In terms of international developments, US Fed’s moves continued to dominate the headlines all through the year. The Fed, which raised rates up to 4.5% in 2022, from a level of close to zero, increased it further to 5.5% by Jul’23 which stays there. As a result of Fed’s action and improved supply chain, inflation, which peaked at 9.1% in June’22, has come down to 3.1% by Nov’23. A rather pleasant surprise for the Fed and US government was that GDP did not perform as bad as was feared. For quarter ended Sept’23, GDP recorded growth at annual rate of 4.9%. Even the unemployment rate did not increase so much as to cause any significant unease. Amidst all the fears of ‘hard landing’, US economy seems to have given the runway a miss and started flying again! All bets are now on when the Fed would cut rate as it has indicated its readiness to do so as and when the conditions are suitable.
Not just US, most other countries particularly the advanced economies, also continued their monetary tightening to combat high inflation. Bank of England raised rates from 3.5% in Dec’22 to 5.25% by Aug’23 which stays there. UK inflation, which peaked at 11.1% in Oct’22, has come down to 4.2% by Nov’23. Unlike USA, UK appears close to a hard landing with decline in GDP of 0.1% in Sept’23 quarter after remaining stagnant in Q2 and marginal growth of 0.2% in Q1. To make matters worse, core CPI still remains high at 5.7% (Oct’23) giving little room to Bank of England. European Union face nearly the same dilemma.

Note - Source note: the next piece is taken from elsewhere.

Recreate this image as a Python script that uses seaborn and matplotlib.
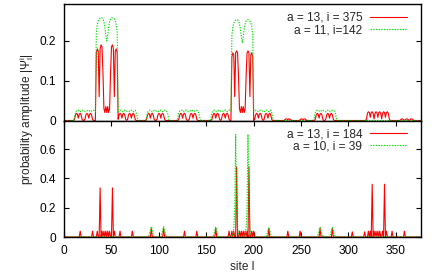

China’s economy faced unique challenges during the year including, unlike western countries, a low inflation rate which raised the risk of stagflation. From a peak of 2.8% in Sept’22, inflation has declined to -0.2% in Oc’23 and further to -0.5% in Nov’23. The year started with build-up of stress in real estate sector with a few major real estate companies on the verge of defaulting as a result of dwindling sales and high debt burden. Chinese local government also faces heavy debt burden and are finding it difficult to service their debt with decline in tax mobilization. While GDP grew by 5.2% in Sept’23 quarter, it is modest for an economy used to grow at 8%+ rate. China appears close to where Japan was in early 1990s.